-------- Listing --------

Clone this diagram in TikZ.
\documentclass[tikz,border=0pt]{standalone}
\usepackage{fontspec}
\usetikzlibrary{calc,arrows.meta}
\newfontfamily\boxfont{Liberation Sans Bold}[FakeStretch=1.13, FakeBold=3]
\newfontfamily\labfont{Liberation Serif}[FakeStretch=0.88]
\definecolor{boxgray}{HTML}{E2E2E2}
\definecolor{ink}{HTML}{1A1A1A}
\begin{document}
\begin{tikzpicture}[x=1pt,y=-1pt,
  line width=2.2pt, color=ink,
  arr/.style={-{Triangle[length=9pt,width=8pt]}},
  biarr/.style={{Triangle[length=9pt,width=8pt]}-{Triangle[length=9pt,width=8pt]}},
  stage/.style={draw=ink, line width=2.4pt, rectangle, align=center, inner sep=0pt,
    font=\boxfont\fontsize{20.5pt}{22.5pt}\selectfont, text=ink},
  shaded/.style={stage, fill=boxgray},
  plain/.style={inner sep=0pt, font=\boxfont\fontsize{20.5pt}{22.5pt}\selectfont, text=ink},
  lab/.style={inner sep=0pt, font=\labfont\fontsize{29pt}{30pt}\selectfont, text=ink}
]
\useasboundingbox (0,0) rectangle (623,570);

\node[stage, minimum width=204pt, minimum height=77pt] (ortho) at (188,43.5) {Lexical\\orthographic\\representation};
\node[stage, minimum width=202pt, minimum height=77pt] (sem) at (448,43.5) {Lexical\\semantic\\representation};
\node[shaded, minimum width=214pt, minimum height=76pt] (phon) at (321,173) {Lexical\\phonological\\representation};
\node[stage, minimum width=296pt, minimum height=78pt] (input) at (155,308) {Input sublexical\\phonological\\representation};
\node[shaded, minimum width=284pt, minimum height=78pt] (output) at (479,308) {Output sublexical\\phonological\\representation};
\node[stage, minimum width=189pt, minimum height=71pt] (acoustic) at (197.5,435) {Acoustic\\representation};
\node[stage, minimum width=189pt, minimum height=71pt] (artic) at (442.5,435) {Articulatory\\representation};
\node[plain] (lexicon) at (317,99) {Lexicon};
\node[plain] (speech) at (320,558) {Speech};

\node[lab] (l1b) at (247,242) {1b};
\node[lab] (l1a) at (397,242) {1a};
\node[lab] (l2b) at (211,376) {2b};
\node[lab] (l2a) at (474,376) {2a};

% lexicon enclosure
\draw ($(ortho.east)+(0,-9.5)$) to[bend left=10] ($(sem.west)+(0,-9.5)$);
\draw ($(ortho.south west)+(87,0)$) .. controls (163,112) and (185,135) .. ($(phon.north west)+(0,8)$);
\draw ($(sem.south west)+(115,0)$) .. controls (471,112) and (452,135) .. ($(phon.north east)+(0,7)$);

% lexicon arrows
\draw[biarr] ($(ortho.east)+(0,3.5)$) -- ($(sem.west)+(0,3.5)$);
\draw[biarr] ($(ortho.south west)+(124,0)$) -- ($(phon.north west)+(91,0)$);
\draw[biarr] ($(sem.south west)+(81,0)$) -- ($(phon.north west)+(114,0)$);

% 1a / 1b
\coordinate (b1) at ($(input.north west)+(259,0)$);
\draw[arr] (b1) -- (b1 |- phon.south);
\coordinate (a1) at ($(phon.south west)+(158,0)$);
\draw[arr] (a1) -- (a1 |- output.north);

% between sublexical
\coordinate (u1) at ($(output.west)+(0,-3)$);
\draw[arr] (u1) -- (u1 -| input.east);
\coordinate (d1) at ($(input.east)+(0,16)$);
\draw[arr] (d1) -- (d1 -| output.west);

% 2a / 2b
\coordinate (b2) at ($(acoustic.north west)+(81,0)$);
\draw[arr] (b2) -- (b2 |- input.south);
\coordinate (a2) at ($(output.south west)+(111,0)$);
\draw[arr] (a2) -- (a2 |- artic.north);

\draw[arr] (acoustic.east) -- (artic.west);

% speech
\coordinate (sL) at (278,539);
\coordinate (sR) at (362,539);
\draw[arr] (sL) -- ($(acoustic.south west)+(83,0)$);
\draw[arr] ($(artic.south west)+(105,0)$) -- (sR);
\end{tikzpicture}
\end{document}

--------
-------- Listing --------

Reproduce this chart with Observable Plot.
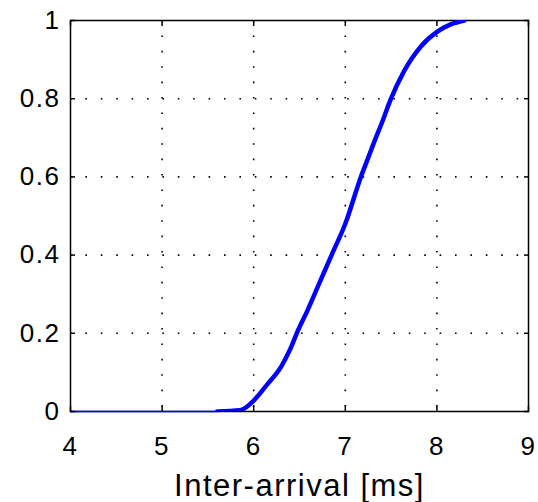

--------

- **Required work**: Nothing outside the span should appear: copy exactly from the line with "Clone this diagram in TikZ." through the line with "(l2a) at (474,376)".

- **Full output**:
Clone this diagram in TikZ.
\documentclass[tikz,border=0pt]{standalone}
\usepackage{fontspec}
\usetikzlibrary{calc,arrows.meta}
\newfontfamily\boxfont{Liberation Sans Bold}[FakeStretch=1.13, FakeBold=3]
\newfontfamily\labfont{Liberation Serif}[FakeStretch=0.88]
\definecolor{boxgray}{HTML}{E2E2E2}
\definecolor{ink}{HTML}{1A1A1A}
\begin{document}
\begin{tikzpicture}[x=1pt,y=-1pt,
  line width=2.2pt, color=ink,
  arr/.style={-{Triangle[length=9pt,width=8pt]}},
  biarr/.style={{Triangle[length=9pt,width=8pt]}-{Triangle[length=9pt,width=8pt]}},
  stage/.style={draw=ink, line width=2.4pt, rectangle, align=center, inner sep=0pt,
    font=\boxfont\fontsize{20.5pt}{22.5pt}\selectfont, text=ink},
  shaded/.style={stage, fill=boxgray},
  plain/.style={inner sep=0pt, font=\boxfont\fontsize{20.5pt}{22.5pt}\selectfont, text=ink},
  lab/.style={inner sep=0pt, font=\labfont\fontsize{29pt}{30pt}\selectfont, text=ink}
]
\useasboundingbox (0,0) rectangle (623,570);

\node[stage, minimum width=204pt, minimum height=77pt] (ortho) at (188,43.5) {Lexical\\orthographic\\representation};
\node[stage, minimum width=202pt, minimum height=77pt] (sem) at (448,43.5) {Lexical\\semantic\\representation};
\node[shaded, minimum width=214pt, minimum height=76pt] (phon) at (321,173) {Lexical\\phonological\\representation};
\node[stage, minimum width=296pt, minimum height=78pt] (input) at (155,308) {Input sublexical\\phonological\\representation};
\node[shaded, minimum width=284pt, minimum height=78pt] (output) at (479,308) {Output sublexical\\phonological\\representation};
\node[stage, minimum width=189pt, minimum height=71pt] (acoustic) at (197.5,435) {Acoustic\\representation};
\node[stage, minimum width=189pt, minimum height=71pt] (artic) at (442.5,435) {Articulatory\\representation};
\node[plain] (lexicon) at (317,99) {Lexicon};
\node[plain] (speech) at (320,558) {Speech};

\node[lab] (l1b) at (247,242) {1b};
\node[lab] (l1a) at (397,242) {1a};
\node[lab] (l2b) at (211,376) {2b};
\node[lab] (l2a) at (474,376) {2a};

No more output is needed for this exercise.